Since the writing of this opinion, my attention has been called to the decisions of this court in its First Department in the cases of U. S. F. & G. Co. v. Carnegie Trust Co., No. 2 (161 App. Div. 429), and U. S. F. & G. Co. v. Carnegie Trust Co., No. 1 (Id. 435). I now cite them in support of my conclusion upon the question of preference.
In fine, the acts of the plaintiff in filing its claim, in accepting the part payment and in asserting- its preference, were all consistent steps towards the collection of the debt out of this particular fund. There is, of course, no question hut that the plaintiff did specifically assert its preference in formal fashion on January 30, 1913.

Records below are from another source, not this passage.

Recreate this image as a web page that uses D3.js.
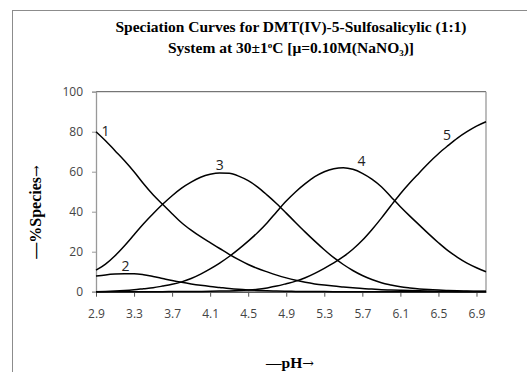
<!DOCTYPE html>
<html><head><meta charset="utf-8">
<script src="https://cdn.jsdelivr.net/npm/d3@7"></script>
<style>body{margin:0;background:#fff;}svg{display:block;}</style>
</head><body>
<svg id="c" width="527" height="372"></svg>
<script>
const pH = [2.9,3.0,3.1,3.2,3.3,3.4,3.5,3.6,3.7,3.8,3.9,4.0,4.1,4.2,4.3,4.4,4.5,4.6,4.7,4.8,4.9,5.0,5.1,5.2,5.3,5.4,5.5,5.6,5.7,5.8,5.9,6.0,6.1,6.2,6.3,6.4,6.5,6.6,6.7,6.8,6.9,7.0];
const species1 = [80,75.5,70.5,65.5,60,54,48.5,43.7,39,34.5,30.8,27.5,24.5,21.6,18.7,16,13.6,11.6,9.9,8.3,6.9,5.7,4.7,3.9,3.3,2.8,2.4,2.0,1.6,1.3,1.0,0.85,0.7,0.55,0.42,0.32,0.24,0.18,0.13,0.09,0.06,0.04];
const species2 = [7.8,8.4,8.8,9.0,9.0,8.5,7.6,6.6,5.6,4.7,3.9,3.2,2.6,2.1,1.6,1.2,0.9,0.65,0.47,0.33,0.23,0.16,0.11,0.07,0.05,0.03,0.02,0.02,0.01,0.01,0,0,0,0,0,0,0,0,0,0,0,0];
const species3 = [10.8,13.8,18,23,28.5,34,39,43.7,48,51.8,54.8,57.2,58.7,59.4,59.2,57.8,55.5,52.3,48.3,44,39.3,34.5,29.8,25.3,21,17,13.6,10.6,8.1,6.1,4.5,3.4,2.5,1.9,1.4,1.05,0.8,0.6,0.45,0.35,0.25,0.2];
const species4 = [0,0.1,0.3,0.6,1.0,1.5,2.0,2.8,3.7,4.9,6.6,8.8,11.4,14.3,17.6,21.3,25.3,29.6,34.5,40,45.3,50,54,57.5,60,61.5,62,61.2,59.2,56.3,52.5,47.5,42.5,37.8,33.3,28.8,24.5,20.5,17.2,14.3,12,10];
const species5 = [0,0,0,0,0,0,0,0.02,0.05,0.08,0.1,0.15,0.22,0.3,0.4,0.55,0.8,1.2,1.9,2.8,4,5.3,7.0,9.2,11.7,14.4,17.5,21.2,25.7,31,36.8,43,49,54.5,59.5,64.5,69,73,76.8,80,82.8,85];
const seriesNames = ["1","2","3","4","5"];
const labelPos = [[3.0,77.8],[3.21,10.5],[4.2,61],[5.69,62.8],[6.59,76]];
const xTicks = [2.9,3.3,3.7,4.1,4.5,4.9,5.3,5.7,6.1,6.5,6.9];
const yTicks = [0,20,40,60,80,100];

const series = [species1,species2,species3,species4,species5];
const svg = d3.select("#c");
const L=96,R=486,T=91.7,B=291.7;
const x = d3.scaleLinear().domain([2.9,7.0]).range([L,R]);
const y = d3.scaleLinear().domain([0,100]).range([B,T]);

// outer chart border
svg.append("rect").attr("x",12.5).attr("y",10.5).attr("width",600).attr("height",400)
  .attr("fill","none").attr("stroke","#8c8c8c").attr("stroke-width",1);

// title
const title = svg.append("text").attr("text-anchor","middle")
  .attr("font-family","Liberation Serif, Times New Roman, serif").attr("font-weight","bold").attr("font-size",15.5).attr("fill","#000");
title.append("tspan").attr("x",291).attr("y",32).text("Speciation Curves for DMT(IV)-5-Sulfosalicylic (1:1)");
const t2 = title.append("tspan").attr("x",291).attr("y",53);
t2.append("tspan").text("System at 30\u00b11");
t2.append("tspan").attr("font-size",9).attr("dy",-5).text("o");
t2.append("tspan").attr("dy",5).text("C [\u03bc=0.10M(NaNO");
t2.append("tspan").attr("font-size",9).attr("dy",3).text("3");
t2.append("tspan").attr("dy",-3).text(")]");

// plot borders
svg.append("line").attr("x1",L).attr("x2",R).attr("y1",T).attr("y2",T).attr("stroke","#555").attr("stroke-width",1);
svg.append("line").attr("x1",R).attr("x2",R).attr("y1",T).attr("y2",B).attr("stroke","#999").attr("stroke-width",1.3);

// y axis
const ya = svg.append("g").attr("transform",`translate(${L},0)`)
  .call(d3.axisLeft(y).tickValues(yTicks).tickSize(4).tickPadding(9).tickFormat(d3.format("d")));
ya.select(".domain").attr("stroke","#999").attr("stroke-width",1.3);
ya.selectAll(".tick line").attr("stroke","#999");
ya.selectAll("text").attr("font-family","Open Sans, sans-serif").attr("font-size",12).attr("fill","#444");

// x axis
const xa = svg.append("g").attr("transform",`translate(0,${B})`)
  .call(d3.axisBottom(x).tickValues(xTicks).tickSize(5).tickPadding(13).tickFormat(d3.format(".1f")).tickSizeOuter(0));
xa.select(".domain").attr("stroke","#222").attr("stroke-width",1.3);
xa.selectAll(".tick line").attr("stroke","#555");
xa.selectAll("text").attr("font-family","Open Sans, sans-serif").attr("font-size",12).attr("fill","#444");

// curves
const line = d3.line().x((d,i)=>x(pH[i])).y(d=>y(d)).curve(d3.curveMonotoneX);
svg.append("g").selectAll("path").data(series).join("path")
  .attr("d",line).attr("fill","none").attr("stroke","#000").attr("stroke-width",1.5);

// labels
svg.append("g").selectAll("text").data(seriesNames).join("text")
  .attr("x",(d,i)=>x(labelPos[i][0])).attr("y",(d,i)=>y(labelPos[i][1]))
  .attr("font-family","Open Sans, sans-serif").attr("font-size",14).attr("fill","#222")
  .attr("text-anchor","middle").text(d=>d);

// axis titles
const xt = svg.append("text").attr("x",290).attr("y",368).attr("text-anchor","middle")
  .attr("font-family","Liberation Serif, serif").attr("font-weight","bold").attr("font-size",15.5);
xt.append("tspan").text("\u2014pH");
xt.append("tspan").attr("font-family","DejaVu Serif, serif").attr("font-weight","normal").attr("font-size",14).text("\u2192");
const yt = svg.append("text").attr("transform","translate(41,212) rotate(-90)").attr("text-anchor","middle")
  .attr("font-family","Liberation Serif, serif").attr("font-weight","bold").attr("font-size",16);
yt.append("tspan").text("\u2014%Species");
yt.append("tspan").attr("font-family","DejaVu Serif, serif").attr("font-weight","normal").attr("font-size",14).text("\u2192");
</script>
</body></html>
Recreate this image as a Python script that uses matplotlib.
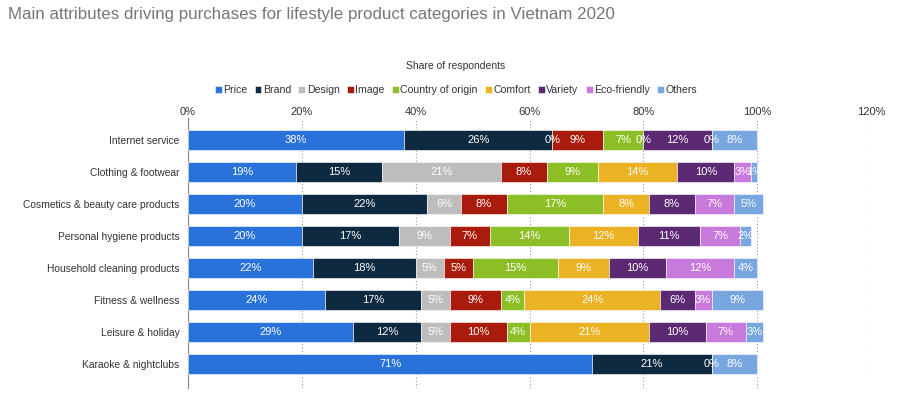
import numpy as np
import matplotlib
matplotlib.use("Agg")
import matplotlib.pyplot as plt
from matplotlib.ticker import FuncFormatter

plt.rcParams["font.family"] = ["Liberation Sans", "DejaVu Sans"]

# Data (share of respondents, %)
categories = ["Internet service", "Clothing & footwear", "Cosmetics & beauty care products",
              "Personal hygiene products", "Household cleaning products", "Fitness & wellness",
              "Leisure & holiday", "Karaoke & nightclubs"]
attributes = ["Price", "Brand", "Design", "Image", "Country of origin", "Comfort",
              "Variety", "Eco-friendly", "Others"]
price = [38, 19, 20, 20, 22, 24, 29, 71]
brand = [26, 15, 22, 17, 18, 17, 12, 21]
design = [0, 21, 6, 9, 5, 5, 5, 0]
image = [9, 8, 8, 7, 5, 9, 10, 0]
origin = [7, 9, 17, 14, 15, 4, 4, 0]
comfort = [0, 14, 8, 12, 9, 24, 21, 0]
variety = [12, 10, 8, 11, 10, 6, 10, 0]
eco = [0, 3, 7, 7, 12, 3, 7, 0]
others = [8, 1, 5, 2, 4, 9, 3, 8]
colors = ["#2872d9", "#0e2a40", "#bdbdbd", "#a91b0d", "#8cbf26", "#ebb324",
          "#5c2a72", "#c879dc", "#78a6e0"]

series = [price, brand, design, image, origin, comfort, variety, eco, others]

fig = plt.figure(figsize=(9.08, 4.0), dpi=100)
ax = fig.add_axes([188 / 908, 1 - 388 / 400, (871 - 188) / 908, (388 - 118) / 400])

y = np.arange(len(categories))
left = np.zeros(len(categories))
for k, (name, vals, col) in enumerate(zip(attributes, series, colors)):
    vals = np.array(vals, dtype=float)
    ax.barh(y, vals, left=left, height=0.6, color=col, label=name,
            edgecolor="white", linewidth=0.4, zorder=3)
    for i, v in enumerate(vals):
        # skip repeated zero labels sitting at the same spot
        if v == 0 and k > 0 and series[k - 1][i] == 0:
            continue
        ax.text(left[i] + v / 2, y[i], f"{int(v)}%", ha="center", va="center",
                color="white", fontsize=8, zorder=4)
    left += vals

ax.set_xlim(0, 120)
ax.set_ylim(7.75, -0.6875)
ax.set_yticks(y)
ax.set_yticklabels(categories, fontsize=7.4, color="#333333")
ax.set_xticks(np.arange(0, 121, 20))
ax.xaxis.set_major_formatter(FuncFormatter(lambda v, p: f"{int(v)}%"))
ax.xaxis.tick_top()
ax.tick_params(axis="x", length=0, labelsize=8, labelcolor="#333333", pad=1)
ax.tick_params(axis="y", length=0, pad=6)
ax.grid(axis="x", linestyle=(0, (1, 2)), color="#999999", linewidth=0.8, zorder=0)
for s in ["top", "right", "bottom"]:
    ax.spines[s].set_visible(False)
ax.spines["left"].set_color("#888888")

fig.text(8 / 908, 1 - 14 / 400, "Main attributes driving purchases for lifestyle product categories in Vietnam 2020",
         fontsize=12.2, color="#777777", ha="left", va="center")
fig.text(456 / 908, 1 - 66 / 400, "Share of respondents", fontsize=7.5, color="#333333",
         ha="center", va="center")
fig.legend(loc="center", bbox_to_anchor=(456 / 908, 1 - 90 / 400), ncol=9, frameon=False,
           fontsize=7.6, handlelength=0.65, handleheight=0.65, handletextpad=0.15,
           columnspacing=0.68, labelcolor="#333333")

fig.savefig("out.png", dpi=100)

I think that the plaintiff is not entitled to interest. (People v. American Loan & Trust Co., 172 N. Y. 371; People v. Merchants’ Trust Co., 116 App. Div. 41.)
There must be judgment for the plaintiff upon the submission in accord with this opinion.
Burr, Thomas, Stapleton and Putnam, JJ., concurred.
Judgment for plaintiff upon agreed statement of facts, with costs, in accord with opinion.